After nearly a decade of conversation and education on the Hill, the Senate Banking, Housing and Urban Affairs Committee finally held a markup on the Secure and Fair Regulation (SAFER) Banking Act. Previously known as the SAFE Banking Act, the “R” was included to account for Sen. Jack Reed’s (D-RI) concerns with Section 10. The senator shared his concerns publicly on May 11 during the “Examining Cannabis Banking Challenges of Small Businesses and Workers” hearing. Sen. Reed said that Section 10’s language “would make it more difficult for federal regulators to raise the alarm about relationships with any customer that presents significant risks to the bank” and shared that such a provision is “not limited to the marijuana industry or the cannabis industry,” but that it “could allow pyramid schemes or all sorts of other interesting activity to go on without an effective response by the regulator.” Since then, he and a group of bipartisan members, including Majority Leader Chuck Schumer (D-NY), Senate Banking Committee Chair Sherrod Brown (D-OH), and Sens. Steve Daines (R-MT), Cynthia Lummis (R-WY), Kevin Cramer (R-ND) and Kyrsten Sinema (I-AZ), have worked endlessly to develop language to resolve such concerns while maintaining GOP support, leading to the SAFER Banking Act.
The difference between the SAFE Banking Act and the SAFER Banking Act can mainly be found in Section 10. Changes focus on and determines:
- How regulators terminate bank accounts;
- How the Federal Deposit Insurance Corporation (FDIC) develops guidance for financial institutions serving state-licensed cannabis businesses;
- How income derived from state-legal cannabis business activity is managed;
- That personal and political beliefs cannot impact a financial regulator’s decision making;
- That federal banking regulators and state banking supervisors and their secretaries of Commerce and Treasury would create rules to increase access to deposit accounts and how such individuals would enhance customer relationships with rural, low- and moderate-income, unbanked and tribal communities; and
- How the FDIC would conduct a biennial survey and report on barriers for small- and medium-sized businesses.

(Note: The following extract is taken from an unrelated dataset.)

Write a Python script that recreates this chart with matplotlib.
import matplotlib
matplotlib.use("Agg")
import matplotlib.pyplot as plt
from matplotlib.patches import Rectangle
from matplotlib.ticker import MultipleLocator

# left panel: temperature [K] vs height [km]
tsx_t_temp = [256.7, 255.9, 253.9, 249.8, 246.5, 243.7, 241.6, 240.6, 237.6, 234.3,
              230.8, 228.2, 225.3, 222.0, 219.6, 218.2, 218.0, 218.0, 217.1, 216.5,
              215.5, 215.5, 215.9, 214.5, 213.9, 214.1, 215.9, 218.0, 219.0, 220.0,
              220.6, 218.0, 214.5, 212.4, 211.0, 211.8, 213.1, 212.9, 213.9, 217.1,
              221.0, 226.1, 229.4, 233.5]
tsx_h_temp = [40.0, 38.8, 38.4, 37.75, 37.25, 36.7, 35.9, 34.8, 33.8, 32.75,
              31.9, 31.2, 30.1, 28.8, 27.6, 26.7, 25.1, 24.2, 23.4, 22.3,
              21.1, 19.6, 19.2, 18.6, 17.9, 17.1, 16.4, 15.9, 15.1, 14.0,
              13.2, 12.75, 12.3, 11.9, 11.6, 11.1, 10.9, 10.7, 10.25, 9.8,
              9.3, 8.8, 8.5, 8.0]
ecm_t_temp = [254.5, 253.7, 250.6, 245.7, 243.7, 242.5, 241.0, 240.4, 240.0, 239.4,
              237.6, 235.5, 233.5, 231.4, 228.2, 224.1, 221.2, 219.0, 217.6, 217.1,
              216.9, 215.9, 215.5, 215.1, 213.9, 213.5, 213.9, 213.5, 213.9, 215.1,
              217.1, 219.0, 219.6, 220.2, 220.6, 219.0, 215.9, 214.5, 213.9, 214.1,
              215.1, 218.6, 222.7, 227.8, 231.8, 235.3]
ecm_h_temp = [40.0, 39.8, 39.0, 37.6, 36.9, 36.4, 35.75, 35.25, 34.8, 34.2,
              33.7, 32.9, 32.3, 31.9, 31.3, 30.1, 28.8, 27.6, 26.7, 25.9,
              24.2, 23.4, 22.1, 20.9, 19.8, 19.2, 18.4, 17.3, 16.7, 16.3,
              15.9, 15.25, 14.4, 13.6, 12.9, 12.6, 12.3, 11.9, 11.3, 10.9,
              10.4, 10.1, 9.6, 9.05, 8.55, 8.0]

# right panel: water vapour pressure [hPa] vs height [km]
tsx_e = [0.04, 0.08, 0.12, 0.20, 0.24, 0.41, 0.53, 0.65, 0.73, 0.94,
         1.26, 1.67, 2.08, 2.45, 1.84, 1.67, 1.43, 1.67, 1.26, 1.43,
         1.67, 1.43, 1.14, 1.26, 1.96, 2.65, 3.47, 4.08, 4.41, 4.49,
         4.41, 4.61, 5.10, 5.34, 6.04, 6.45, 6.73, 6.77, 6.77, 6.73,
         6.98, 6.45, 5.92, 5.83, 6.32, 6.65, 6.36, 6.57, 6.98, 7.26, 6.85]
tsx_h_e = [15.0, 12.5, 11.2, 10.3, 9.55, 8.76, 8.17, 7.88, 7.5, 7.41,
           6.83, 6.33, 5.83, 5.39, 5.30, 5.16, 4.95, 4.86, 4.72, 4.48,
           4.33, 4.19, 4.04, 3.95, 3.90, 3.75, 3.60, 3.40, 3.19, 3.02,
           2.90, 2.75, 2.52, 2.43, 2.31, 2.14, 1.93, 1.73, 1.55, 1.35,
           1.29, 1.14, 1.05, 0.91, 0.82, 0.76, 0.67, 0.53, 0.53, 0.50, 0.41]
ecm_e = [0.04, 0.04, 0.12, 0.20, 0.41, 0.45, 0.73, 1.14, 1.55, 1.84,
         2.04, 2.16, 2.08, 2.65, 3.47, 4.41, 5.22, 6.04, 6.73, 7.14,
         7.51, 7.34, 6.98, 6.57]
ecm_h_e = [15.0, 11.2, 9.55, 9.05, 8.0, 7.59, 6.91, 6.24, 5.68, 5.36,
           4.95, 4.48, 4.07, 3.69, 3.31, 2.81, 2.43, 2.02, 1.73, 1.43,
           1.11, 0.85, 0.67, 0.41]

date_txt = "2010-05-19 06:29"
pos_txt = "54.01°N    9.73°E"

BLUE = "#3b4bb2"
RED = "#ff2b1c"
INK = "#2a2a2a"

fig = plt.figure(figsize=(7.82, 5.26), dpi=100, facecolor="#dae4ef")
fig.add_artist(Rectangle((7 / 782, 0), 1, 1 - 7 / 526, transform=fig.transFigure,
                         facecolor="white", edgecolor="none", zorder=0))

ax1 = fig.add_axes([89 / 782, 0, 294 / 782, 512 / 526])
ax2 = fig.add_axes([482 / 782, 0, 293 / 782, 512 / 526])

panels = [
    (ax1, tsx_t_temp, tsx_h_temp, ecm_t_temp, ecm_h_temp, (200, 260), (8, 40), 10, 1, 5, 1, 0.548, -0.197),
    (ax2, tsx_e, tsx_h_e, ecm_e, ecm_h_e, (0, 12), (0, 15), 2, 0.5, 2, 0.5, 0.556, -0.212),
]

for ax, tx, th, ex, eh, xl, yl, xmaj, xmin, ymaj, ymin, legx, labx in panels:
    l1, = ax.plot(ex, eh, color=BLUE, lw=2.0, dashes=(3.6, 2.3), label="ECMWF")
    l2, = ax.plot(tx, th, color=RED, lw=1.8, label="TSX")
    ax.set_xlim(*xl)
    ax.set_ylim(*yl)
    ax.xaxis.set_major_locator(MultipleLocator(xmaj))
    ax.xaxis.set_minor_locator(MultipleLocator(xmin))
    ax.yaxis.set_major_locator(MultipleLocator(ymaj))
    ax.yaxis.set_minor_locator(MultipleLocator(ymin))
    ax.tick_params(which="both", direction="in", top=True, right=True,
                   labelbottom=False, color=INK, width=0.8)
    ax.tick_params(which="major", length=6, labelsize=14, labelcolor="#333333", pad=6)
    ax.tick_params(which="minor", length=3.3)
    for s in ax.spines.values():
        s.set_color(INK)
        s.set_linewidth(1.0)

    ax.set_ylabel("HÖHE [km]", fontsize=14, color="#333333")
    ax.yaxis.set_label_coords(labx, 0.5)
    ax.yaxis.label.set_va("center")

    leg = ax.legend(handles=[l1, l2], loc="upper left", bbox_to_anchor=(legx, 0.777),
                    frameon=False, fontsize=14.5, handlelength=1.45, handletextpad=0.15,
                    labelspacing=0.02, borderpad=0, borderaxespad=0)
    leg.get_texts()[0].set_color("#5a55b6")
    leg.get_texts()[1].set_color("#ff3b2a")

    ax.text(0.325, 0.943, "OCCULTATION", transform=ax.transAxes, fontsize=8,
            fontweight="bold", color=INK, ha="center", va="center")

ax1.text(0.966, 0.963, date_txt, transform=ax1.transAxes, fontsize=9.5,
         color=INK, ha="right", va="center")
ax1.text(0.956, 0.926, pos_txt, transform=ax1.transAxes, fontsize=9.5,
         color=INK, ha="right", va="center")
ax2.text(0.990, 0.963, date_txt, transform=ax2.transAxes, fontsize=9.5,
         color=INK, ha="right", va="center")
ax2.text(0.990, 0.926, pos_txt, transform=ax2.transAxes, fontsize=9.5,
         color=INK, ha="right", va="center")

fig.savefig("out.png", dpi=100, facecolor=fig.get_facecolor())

During the markup on Wednesday, members introduced and discussed a range of amendments related to criminal justice reform, the racial wealth gap, federal regulators and their processes, rescheduling and the opioid epidemic. In total, there were six amendments, one by Chairman Brown, as well as Sens. Mike Crapo (R-ID), Bill Hagerty (R-TN), Mike Rounds (R-SD) and two by Sen. Raphael Warnock (D-GA). Sen. Brown’s amendment, which would make technical changes to the bill, was the only amendment to prevail on a 17-6 vote.
To begin the markup, Chair Brown said that propelling this legislation is a critical step in reversing the damage done by the war on drugs and clarified that the SAFER Banking Act would create a better financial system for small and medium-sized cannabis businesses that lack access to such traditional banking services. Sen. Daines, who served as the committee ranking member in place of Sen. Tim Scott (R-SC), who was in California preparing for the Republican presidential debate, shared that although he opposes legalization or decriminalization, he agreed to sponsor and support the SAFER Banking Act because it would fix the current banking system for cannabis businesses nationwide. After hearing remarks from Sens. Lummis, Catherine Cortez Masto (D-NV) and Sinema, the committee voted on the bill, and approved its passage to the Senate floor on a 14-9 vote. Senators voting in favor of the bill were Brown, Tester, Warren, Reed, Menendez (by proxy), Smith (by proxy), Warner, Fetterman, Cortez-Masto, Sinema, Van Hollen, Lummis, Cramer and Daines, and voting against the measure were Sens. Warnock, Scott (by proxy), Crapo, Tillis, Kennedy, Haggerty, Vance and Britt.
After the vote, Sen. Jeff Merkley (D-OR) thanked Sen. Rand Paul (R-KY) and former Republican Sen. Cory Gardner (CO) for their early efforts and for bringing the legislation and issue to the chamber’s attention and concluded that he hopes to have a robust discussion with the full Senate chamber.
With the bill out of committee, it heads to the Senate floor for additional input, discussion and potentially a vote. Majority Leader Schumer has said he intends to bring the SAFER Banking Act to the floor “with all due speed” and noted that he is committed to attaching Rep. Dave Joyce’s (R-OH) Harnessing Opportunities by Pursuing Expungement (HOPE) Act and Rep. Brian Mast’s (R-FL) Gun Rights and Marijuana (GRAM) Act to the final legislation. Sen. Schumer also shared that such provisions would address the war on drugs, bolster social equity and criminal justice reform and protect Second Amendment rights for medical cannabis patients.
When the SAFER Banking Act will receive floor time remains unclear, but Leader Schumer has made numerous representations that he would like to see it done this year.